--- Data block ---

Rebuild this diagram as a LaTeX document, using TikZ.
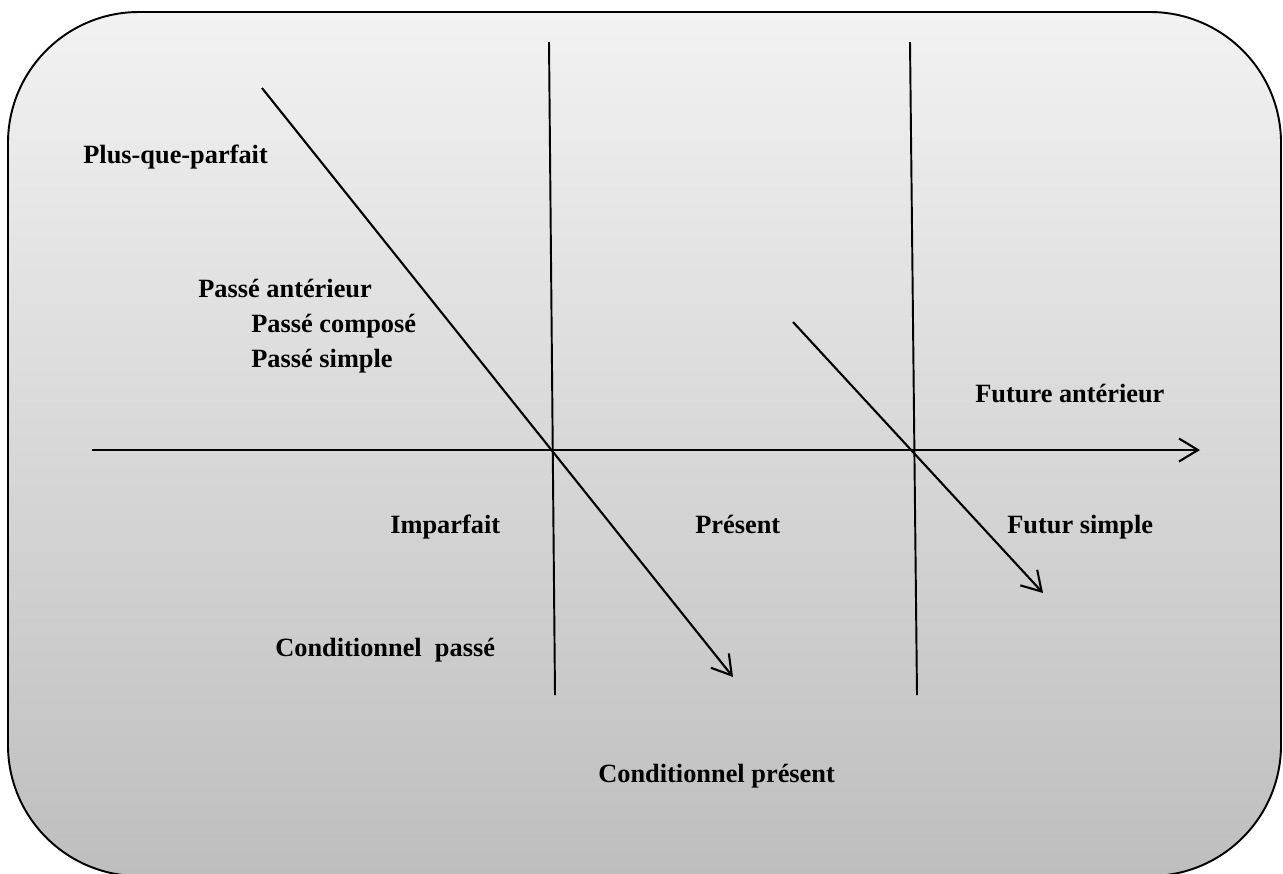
\documentclass[tikz,border=0pt]{standalone}
\usepackage{fontspec}
\setmainfont{Liberation Serif}
\usetikzlibrary{arrows.meta, positioning}
\definecolor{boxtop}{RGB}{242, 242, 242}
\definecolor{boxbottom}{RGB}{190, 190, 190}

\tikzset{
  tense/.style={anchor=base west, inner sep=0pt, font=\fontsize{15}{18}\selectfont\bfseries},
  axisline/.style={line width=1.2pt, -{Straight Barb[length=3.8mm, width=4.6mm, line width=1.2pt]}},
  divider/.style={line width=1.1pt},
}

\begin{document}
\begin{tikzpicture}[x=0.02cm, y=-0.02cm]
  \useasboundingbox (0,0) rectangle (1283,873);
  % background box
  \draw[line width=1.1pt, rounded corners=2.62cm, top color=boxtop, bottom color=boxbottom]
    (8,12) rectangle (1281,876);

  % end points of the lines
  \coordinate (axisstart) at (92,450);
  \coordinate (axisend) at (1200,450);
  \coordinate (pasttop) at (549,42);
  \coordinate (pastbottom) at (555,695);
  \coordinate (futuretop) at (910,42);
  \coordinate (futurebottom) at (917,695);
  \coordinate (pastfrom) at (262,88);
  \coordinate (pastto) at (733,677);
  \coordinate (futurefrom) at (793,322);
  \coordinate (futureto) at (1043,593);

  \draw[divider] (pasttop) -- (pastbottom);
  \draw[divider] (futuretop) -- (futurebottom);
  \draw[axisline] (axisstart) -- (axisend);
  \draw[axisline] (pastfrom) -- (pastto);
  \draw[axisline] (futurefrom) -- (futureto);

  % tenses
  \node[tense] (pqp) at (83,163) {Plus-que-parfait};
  \node[tense] (pant) at (198,297) {Passé antérieur};
  \node[tense] (pcomp) at (251,332) {Passé composé};
  \node[tense] (psimp) at (251,367) {Passé simple};
  \node[tense] (fant) at (975,402) {Future antérieur};
  \node[tense] (imp) at (390,533) {Imparfait};
  \node[tense] (pres) at (695,533) {Présent};
  \node[tense] (fsimp) at (1007,533) {Futur simple};
  \node[tense] (cpasse) at (275,656) {Conditionnel\ \ passé};
  \node[tense] (cpres) at (598,782) {Conditionnel présent};
\end{tikzpicture}
\end{document}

---

Quote the material in full and exactly; do not carry over its pictures.

Rebuild this diagram as a LaTeX document, using TikZ.
\documentclass[tikz,border=0pt]{standalone}
\usepackage{fontspec}
\setmainfont{Liberation Serif}
\usetikzlibrary{arrows.meta, positioning}
\definecolor{boxtop}{RGB}{242, 242, 242}
\definecolor{boxbottom}{RGB}{190, 190, 190}

\tikzset{
  tense/.style={anchor=base west, inner sep=0pt, font=\fontsize{15}{18}\selectfont\bfseries},
  axisline/.style={line width=1.2pt, -{Straight Barb[length=3.8mm, width=4.6mm, line width=1.2pt]}},
  divider/.style={line width=1.1pt},
}

\begin{document}
\begin{tikzpicture}[x=0.02cm, y=-0.02cm]
  \useasboundingbox (0,0) rectangle (1283,873);
  % background box
  \draw[line width=1.1pt, rounded corners=2.62cm, top color=boxtop, bottom color=boxbottom]
    (8,12) rectangle (1281,876);

  % end points of the lines
  \coordinate (axisstart) at (92,450);
  \coordinate (axisend) at (1200,450);
  \coordinate (pasttop) at (549,42);
  \coordinate (pastbottom) at (555,695);
  \coordinate (futuretop) at (910,42);
  \coordinate (futurebottom) at (917,695);
  \coordinate (pastfrom) at (262,88);
  \coordinate (pastto) at (733,677);
  \coordinate (futurefrom) at (793,322);
  \coordinate (futureto) at (1043,593);

  \draw[divider] (pasttop) -- (pastbottom);
  \draw[divider] (futuretop) -- (futurebottom);
  \draw[axisline] (axisstart) -- (axisend);
  \draw[axisline] (pastfrom) -- (pastto);
  \draw[axisline] (futurefrom) -- (futureto);

  % tenses
  \node[tense] (pqp) at (83,163) {Plus-que-parfait};
  \node[tense] (pant) at (198,297) {Passé antérieur};
  \node[tense] (pcomp) at (251,332) {Passé composé};
  \node[tense] (psimp) at (251,367) {Passé simple};
  \node[tense] (fant) at (975,402) {Future antérieur};
  \node[tense] (imp) at (390,533) {Imparfait};
  \node[tense] (pres) at (695,533) {Présent};
  \node[tense] (fsimp) at (1007,533) {Futur simple};
  \node[tense] (cpasse) at (275,656) {Conditionnel\ \ passé};
  \node[tense] (cpres) at (598,782) {Conditionnel présent};
\end{tikzpicture}
\end{document}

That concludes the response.